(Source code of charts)

================

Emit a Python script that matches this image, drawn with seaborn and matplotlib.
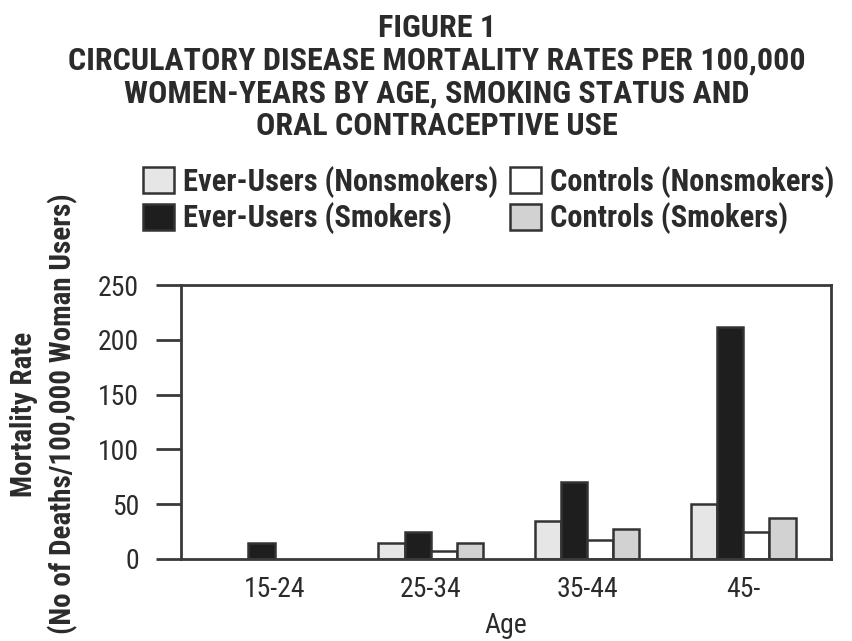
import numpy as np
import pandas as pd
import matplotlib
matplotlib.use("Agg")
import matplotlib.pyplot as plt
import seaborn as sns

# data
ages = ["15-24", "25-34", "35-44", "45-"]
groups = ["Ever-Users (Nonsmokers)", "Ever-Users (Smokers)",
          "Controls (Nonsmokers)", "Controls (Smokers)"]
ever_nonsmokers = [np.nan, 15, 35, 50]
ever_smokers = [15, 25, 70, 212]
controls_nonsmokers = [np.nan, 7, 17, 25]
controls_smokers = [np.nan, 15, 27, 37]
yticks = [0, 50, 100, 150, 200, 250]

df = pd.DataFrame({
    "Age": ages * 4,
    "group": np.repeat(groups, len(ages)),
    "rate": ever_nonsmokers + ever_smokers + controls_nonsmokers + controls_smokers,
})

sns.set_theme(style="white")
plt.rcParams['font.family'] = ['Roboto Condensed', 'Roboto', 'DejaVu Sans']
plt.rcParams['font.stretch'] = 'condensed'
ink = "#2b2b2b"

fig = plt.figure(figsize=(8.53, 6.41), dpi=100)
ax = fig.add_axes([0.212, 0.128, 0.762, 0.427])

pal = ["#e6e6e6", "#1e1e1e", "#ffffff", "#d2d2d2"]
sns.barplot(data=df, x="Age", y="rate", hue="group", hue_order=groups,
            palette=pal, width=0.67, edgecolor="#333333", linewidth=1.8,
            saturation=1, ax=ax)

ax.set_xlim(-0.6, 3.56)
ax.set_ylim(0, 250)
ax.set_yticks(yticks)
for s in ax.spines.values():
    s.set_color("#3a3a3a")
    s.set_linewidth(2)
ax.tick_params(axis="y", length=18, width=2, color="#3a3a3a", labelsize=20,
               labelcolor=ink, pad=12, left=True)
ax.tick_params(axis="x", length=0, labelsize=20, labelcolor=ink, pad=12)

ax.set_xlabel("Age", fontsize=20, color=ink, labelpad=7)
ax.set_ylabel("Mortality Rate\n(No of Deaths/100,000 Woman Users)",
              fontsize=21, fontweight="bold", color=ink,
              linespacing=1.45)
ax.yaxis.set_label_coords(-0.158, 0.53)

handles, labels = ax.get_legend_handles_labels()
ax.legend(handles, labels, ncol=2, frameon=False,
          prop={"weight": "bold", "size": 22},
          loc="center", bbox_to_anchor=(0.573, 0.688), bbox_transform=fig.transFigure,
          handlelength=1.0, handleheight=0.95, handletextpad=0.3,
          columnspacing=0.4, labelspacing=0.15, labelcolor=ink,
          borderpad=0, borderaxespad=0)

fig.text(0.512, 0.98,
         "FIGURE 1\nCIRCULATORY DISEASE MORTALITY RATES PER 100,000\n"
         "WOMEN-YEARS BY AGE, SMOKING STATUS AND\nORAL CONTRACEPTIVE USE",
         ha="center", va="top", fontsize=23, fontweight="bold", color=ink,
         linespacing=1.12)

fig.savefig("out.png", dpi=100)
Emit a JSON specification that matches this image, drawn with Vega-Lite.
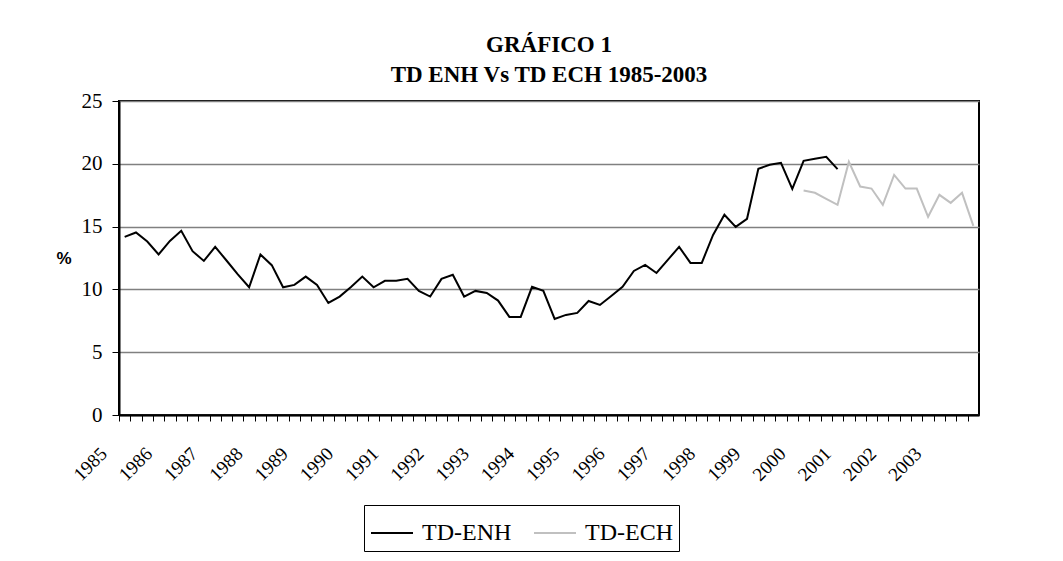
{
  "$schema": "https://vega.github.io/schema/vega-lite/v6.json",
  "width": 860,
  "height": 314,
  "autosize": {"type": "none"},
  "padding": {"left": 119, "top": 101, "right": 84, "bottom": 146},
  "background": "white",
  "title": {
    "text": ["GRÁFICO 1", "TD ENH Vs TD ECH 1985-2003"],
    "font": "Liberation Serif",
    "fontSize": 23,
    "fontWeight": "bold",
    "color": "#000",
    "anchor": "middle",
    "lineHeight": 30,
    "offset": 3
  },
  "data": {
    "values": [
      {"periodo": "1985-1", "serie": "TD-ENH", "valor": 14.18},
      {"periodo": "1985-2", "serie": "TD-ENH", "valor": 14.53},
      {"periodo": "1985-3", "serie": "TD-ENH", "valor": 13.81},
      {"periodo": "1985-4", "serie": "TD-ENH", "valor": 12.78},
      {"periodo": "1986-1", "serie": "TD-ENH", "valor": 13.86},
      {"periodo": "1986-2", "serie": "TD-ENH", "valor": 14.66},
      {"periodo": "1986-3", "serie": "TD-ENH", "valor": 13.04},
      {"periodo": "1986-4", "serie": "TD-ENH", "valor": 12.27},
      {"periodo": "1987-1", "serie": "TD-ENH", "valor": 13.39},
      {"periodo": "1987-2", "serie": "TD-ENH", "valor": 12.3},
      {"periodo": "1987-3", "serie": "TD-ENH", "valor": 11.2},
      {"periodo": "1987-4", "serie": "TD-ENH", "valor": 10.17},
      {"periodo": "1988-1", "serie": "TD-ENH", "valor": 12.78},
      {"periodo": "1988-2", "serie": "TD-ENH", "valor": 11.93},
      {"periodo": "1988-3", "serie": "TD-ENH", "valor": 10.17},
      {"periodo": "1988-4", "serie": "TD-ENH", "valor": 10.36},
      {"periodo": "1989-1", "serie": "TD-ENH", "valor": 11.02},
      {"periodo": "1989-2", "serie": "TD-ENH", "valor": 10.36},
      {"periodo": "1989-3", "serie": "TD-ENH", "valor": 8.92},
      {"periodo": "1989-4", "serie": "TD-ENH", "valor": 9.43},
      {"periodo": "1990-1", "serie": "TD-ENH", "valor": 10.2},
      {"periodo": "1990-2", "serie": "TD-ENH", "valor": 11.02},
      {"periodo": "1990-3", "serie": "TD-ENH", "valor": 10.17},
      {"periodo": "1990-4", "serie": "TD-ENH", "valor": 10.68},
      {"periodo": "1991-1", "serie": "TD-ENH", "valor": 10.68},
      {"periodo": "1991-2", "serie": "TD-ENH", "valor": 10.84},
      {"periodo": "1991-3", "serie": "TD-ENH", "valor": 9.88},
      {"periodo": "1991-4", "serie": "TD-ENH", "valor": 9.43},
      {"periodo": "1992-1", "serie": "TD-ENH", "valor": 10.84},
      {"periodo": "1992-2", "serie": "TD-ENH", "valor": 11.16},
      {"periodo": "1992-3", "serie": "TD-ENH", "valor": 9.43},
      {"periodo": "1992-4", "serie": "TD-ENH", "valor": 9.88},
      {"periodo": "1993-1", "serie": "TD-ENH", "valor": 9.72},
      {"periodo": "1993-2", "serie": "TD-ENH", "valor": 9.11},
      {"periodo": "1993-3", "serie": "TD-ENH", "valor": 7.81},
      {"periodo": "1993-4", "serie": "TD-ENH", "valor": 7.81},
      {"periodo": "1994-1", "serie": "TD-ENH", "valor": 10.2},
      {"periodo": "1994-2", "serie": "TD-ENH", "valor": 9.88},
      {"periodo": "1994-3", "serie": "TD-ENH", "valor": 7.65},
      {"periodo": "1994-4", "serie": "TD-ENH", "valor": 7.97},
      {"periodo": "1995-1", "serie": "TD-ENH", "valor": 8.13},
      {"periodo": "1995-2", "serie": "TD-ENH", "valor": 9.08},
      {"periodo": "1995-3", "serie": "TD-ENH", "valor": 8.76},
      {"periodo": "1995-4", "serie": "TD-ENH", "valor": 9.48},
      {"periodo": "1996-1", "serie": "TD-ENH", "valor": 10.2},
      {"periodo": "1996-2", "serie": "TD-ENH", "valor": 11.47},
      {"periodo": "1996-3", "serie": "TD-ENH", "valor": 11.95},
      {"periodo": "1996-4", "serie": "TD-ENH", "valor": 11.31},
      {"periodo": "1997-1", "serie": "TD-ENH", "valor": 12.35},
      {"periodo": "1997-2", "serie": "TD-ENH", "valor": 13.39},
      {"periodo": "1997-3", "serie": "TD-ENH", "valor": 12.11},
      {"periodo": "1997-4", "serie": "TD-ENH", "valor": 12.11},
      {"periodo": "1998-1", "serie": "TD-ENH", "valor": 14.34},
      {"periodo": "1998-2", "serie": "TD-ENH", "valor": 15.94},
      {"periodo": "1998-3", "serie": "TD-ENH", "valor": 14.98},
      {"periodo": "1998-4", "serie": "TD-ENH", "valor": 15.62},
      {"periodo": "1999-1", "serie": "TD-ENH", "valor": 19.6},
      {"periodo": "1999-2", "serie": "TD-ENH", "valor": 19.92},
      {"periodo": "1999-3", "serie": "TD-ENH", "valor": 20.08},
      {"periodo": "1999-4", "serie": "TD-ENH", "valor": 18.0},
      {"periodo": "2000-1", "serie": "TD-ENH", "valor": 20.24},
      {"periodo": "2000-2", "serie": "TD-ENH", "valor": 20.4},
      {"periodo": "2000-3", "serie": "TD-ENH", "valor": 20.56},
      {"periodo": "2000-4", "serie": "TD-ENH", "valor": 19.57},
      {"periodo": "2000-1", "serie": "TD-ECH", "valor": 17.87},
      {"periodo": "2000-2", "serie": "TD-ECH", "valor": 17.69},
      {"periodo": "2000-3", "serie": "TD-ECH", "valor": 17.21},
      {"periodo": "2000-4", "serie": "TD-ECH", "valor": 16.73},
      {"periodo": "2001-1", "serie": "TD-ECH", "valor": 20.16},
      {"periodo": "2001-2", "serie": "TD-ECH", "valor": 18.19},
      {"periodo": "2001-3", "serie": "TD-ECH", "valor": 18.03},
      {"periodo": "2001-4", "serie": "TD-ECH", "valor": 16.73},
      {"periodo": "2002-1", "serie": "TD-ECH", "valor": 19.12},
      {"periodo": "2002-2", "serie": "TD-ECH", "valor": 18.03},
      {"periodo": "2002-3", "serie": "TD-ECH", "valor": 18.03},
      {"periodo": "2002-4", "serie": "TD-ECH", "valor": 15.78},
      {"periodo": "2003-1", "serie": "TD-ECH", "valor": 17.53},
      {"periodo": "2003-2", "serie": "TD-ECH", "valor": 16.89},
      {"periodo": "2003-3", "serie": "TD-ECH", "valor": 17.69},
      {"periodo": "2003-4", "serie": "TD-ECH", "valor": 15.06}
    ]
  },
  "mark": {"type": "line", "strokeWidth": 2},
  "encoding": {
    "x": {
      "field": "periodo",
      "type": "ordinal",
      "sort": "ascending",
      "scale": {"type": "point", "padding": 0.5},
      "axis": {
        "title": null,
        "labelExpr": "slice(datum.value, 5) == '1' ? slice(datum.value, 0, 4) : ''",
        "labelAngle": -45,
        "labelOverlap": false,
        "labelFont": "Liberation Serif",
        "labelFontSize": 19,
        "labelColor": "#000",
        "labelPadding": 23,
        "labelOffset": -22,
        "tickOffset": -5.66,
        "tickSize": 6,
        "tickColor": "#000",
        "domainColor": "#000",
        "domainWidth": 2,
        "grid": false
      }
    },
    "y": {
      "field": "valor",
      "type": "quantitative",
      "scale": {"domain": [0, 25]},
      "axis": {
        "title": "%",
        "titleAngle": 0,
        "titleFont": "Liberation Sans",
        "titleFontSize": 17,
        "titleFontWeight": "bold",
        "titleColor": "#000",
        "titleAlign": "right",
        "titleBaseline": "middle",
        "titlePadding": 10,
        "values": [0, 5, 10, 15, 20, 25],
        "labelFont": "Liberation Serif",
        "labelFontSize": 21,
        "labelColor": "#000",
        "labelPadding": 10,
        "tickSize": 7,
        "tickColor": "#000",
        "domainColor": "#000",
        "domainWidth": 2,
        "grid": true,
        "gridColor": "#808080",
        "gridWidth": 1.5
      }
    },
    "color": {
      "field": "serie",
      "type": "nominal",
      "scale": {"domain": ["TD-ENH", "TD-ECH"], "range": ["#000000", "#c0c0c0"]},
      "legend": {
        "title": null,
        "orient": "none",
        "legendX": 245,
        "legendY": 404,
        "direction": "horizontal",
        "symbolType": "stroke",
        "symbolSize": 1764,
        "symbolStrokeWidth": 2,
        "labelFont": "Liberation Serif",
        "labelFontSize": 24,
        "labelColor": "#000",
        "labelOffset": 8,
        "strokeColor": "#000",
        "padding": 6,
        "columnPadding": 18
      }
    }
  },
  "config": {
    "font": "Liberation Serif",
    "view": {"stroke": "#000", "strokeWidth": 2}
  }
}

================

### EXERCISE DESCRIPTION
Among the entries above, how many lines hold the string "matches"? Give the number by itself.

### TASK RESPONSE
2